- **Source data**

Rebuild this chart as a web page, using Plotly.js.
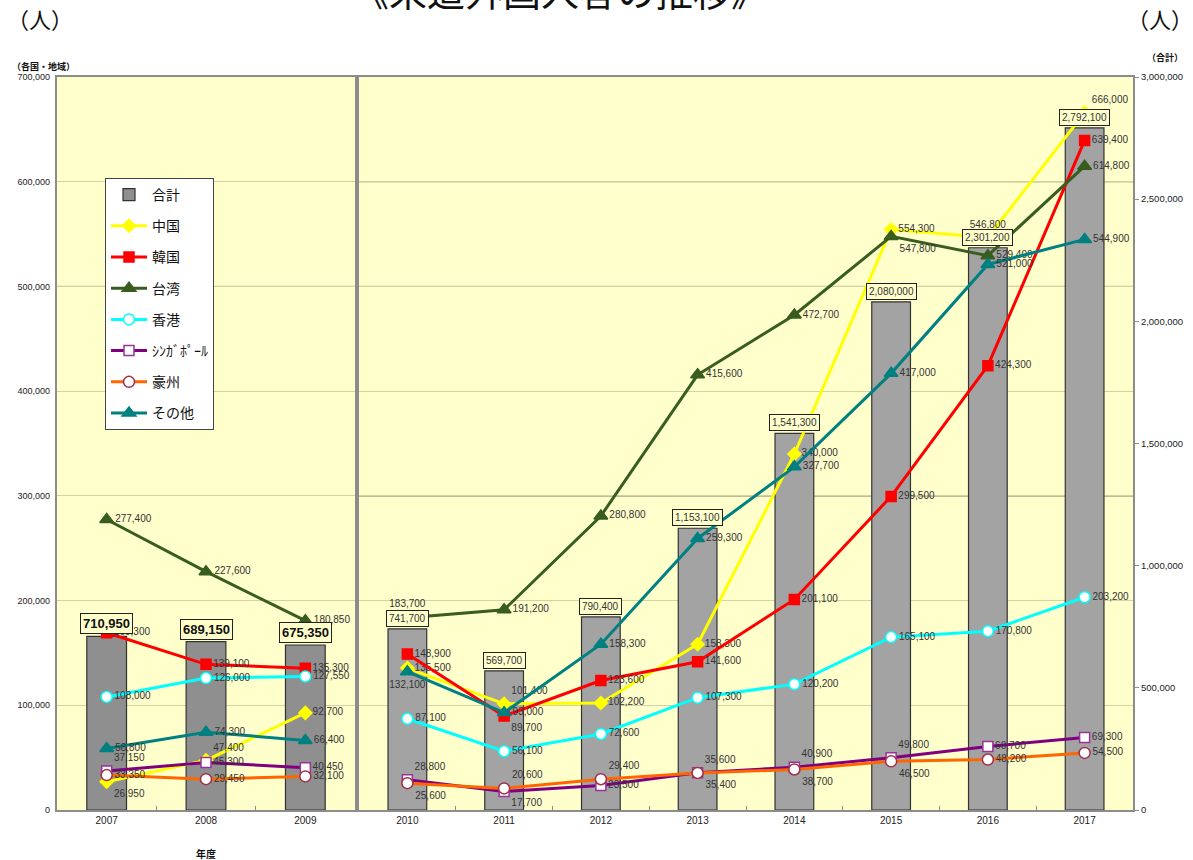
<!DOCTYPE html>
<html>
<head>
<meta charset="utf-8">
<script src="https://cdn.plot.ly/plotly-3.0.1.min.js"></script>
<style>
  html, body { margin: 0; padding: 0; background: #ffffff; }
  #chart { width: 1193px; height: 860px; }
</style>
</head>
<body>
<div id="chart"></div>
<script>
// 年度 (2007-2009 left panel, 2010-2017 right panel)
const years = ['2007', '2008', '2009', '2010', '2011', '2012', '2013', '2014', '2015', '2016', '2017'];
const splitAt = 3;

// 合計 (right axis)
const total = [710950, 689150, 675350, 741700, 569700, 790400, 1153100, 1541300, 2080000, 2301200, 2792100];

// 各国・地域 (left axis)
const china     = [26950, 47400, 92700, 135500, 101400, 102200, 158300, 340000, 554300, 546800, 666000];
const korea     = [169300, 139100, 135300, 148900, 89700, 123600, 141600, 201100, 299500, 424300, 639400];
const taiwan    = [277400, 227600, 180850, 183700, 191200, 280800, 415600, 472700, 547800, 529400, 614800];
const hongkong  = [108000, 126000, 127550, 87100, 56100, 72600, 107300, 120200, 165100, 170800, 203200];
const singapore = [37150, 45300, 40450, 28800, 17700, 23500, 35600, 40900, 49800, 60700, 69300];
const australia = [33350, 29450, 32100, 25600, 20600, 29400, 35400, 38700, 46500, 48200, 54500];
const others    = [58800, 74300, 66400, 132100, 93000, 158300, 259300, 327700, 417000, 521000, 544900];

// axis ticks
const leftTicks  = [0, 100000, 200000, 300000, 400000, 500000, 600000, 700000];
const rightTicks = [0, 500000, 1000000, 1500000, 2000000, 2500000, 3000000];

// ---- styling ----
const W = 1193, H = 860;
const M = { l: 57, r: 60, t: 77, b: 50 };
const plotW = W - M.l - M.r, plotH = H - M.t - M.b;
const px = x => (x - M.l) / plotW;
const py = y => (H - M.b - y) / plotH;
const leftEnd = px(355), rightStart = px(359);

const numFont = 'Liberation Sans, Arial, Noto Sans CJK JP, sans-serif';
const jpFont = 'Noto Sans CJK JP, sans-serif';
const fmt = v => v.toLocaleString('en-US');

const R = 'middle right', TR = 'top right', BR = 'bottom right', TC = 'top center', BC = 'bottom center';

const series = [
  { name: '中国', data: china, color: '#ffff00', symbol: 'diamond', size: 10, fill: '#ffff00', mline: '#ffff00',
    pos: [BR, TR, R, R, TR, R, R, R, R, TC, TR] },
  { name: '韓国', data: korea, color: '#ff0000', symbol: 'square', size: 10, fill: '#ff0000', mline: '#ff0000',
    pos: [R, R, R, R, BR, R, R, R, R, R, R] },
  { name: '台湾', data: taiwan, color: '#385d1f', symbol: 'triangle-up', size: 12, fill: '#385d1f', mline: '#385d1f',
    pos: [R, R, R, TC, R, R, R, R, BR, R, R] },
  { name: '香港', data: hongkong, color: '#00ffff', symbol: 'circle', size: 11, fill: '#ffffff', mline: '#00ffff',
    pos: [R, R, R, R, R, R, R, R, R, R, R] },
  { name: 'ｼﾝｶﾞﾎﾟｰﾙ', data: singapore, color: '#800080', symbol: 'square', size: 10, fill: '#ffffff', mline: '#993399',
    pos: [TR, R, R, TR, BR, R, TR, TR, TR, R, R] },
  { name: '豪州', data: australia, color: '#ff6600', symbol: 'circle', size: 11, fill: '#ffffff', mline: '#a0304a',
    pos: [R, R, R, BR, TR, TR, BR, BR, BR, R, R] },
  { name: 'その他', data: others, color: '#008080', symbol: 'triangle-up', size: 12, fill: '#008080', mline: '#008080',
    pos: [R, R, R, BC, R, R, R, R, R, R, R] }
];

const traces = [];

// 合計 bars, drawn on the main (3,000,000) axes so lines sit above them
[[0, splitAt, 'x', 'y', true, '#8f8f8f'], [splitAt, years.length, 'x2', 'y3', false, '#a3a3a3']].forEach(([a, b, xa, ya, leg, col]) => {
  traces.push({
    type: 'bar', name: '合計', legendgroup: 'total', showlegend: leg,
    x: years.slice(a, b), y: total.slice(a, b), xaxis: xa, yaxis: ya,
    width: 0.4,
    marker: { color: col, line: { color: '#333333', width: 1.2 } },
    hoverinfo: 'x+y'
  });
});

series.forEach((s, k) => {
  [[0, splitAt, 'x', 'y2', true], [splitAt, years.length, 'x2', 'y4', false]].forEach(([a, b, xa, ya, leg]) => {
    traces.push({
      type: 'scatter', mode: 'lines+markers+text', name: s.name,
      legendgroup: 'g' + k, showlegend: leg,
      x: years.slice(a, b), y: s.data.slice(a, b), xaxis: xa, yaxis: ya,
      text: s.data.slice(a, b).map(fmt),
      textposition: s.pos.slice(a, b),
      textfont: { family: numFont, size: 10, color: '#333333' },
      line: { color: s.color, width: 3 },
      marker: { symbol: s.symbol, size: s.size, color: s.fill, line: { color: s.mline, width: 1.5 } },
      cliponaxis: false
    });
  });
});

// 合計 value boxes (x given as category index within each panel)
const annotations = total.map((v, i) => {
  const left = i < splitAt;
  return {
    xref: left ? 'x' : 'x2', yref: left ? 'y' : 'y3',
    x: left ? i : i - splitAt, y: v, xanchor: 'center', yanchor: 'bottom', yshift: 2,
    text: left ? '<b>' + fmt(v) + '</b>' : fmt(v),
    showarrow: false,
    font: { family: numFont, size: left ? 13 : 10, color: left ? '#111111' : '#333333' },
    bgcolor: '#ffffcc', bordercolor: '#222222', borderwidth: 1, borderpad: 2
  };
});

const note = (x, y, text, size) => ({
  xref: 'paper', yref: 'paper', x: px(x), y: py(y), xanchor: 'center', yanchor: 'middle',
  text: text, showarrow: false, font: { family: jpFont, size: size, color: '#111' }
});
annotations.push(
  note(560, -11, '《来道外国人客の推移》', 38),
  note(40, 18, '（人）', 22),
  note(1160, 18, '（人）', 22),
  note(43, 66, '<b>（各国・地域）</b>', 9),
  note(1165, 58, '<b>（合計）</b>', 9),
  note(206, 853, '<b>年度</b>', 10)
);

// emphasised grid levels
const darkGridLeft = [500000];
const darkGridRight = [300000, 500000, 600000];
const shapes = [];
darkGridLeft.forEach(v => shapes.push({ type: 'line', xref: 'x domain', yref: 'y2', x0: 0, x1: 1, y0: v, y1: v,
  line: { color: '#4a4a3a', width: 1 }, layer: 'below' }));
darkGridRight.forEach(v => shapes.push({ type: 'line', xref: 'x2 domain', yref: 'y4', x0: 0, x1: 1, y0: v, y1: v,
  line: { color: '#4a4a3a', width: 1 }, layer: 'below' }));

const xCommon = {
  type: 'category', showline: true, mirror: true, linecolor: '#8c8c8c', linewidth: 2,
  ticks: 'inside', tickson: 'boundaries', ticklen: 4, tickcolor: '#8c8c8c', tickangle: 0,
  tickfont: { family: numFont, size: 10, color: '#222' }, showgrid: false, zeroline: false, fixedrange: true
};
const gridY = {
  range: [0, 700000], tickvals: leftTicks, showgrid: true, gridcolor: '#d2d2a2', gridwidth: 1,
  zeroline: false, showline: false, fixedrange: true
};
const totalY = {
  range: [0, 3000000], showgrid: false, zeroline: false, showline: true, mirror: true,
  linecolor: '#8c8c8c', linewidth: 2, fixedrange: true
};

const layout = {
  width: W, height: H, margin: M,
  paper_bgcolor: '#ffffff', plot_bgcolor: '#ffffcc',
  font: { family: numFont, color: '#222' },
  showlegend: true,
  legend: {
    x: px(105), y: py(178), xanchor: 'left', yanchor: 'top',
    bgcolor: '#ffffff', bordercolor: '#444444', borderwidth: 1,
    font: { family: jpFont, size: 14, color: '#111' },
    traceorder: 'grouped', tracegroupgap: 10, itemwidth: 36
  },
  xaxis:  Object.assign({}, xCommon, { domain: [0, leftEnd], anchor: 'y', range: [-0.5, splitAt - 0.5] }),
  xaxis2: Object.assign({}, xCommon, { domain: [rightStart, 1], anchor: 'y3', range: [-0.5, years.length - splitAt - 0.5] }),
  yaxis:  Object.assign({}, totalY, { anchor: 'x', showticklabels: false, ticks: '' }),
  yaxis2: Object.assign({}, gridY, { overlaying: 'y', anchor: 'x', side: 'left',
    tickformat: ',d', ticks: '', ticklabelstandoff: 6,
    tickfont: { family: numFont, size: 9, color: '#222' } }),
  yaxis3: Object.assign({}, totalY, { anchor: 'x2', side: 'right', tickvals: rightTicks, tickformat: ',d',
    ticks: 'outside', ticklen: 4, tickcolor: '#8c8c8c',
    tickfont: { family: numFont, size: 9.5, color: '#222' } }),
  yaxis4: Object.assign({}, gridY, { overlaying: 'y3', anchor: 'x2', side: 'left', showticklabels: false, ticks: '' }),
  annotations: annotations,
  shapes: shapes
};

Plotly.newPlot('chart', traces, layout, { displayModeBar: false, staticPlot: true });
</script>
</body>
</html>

- **To do**
Starting at the top of the listing above, please restate word for word each line up to and including the one that holds "const splitAt = 3;", omitting every image.

- **Written reply**
Rebuild this chart as a web page, using Plotly.js.
<!DOCTYPE html>
<html>
<head>
<meta charset="utf-8">
<script src="https://cdn.plot.ly/plotly-3.0.1.min.js"></script>
<style>
  html, body { margin: 0; padding: 0; background: #ffffff; }
  #chart { width: 1193px; height: 860px; }
</style>
</head>
<body>
<div id="chart"></div>
<script>
// 年度 (2007-2009 left panel, 2010-2017 right panel)
const years = ['2007', '2008', '2009', '2010', '2011', '2012', '2013', '2014', '2015', '2016', '2017'];
const splitAt = 3;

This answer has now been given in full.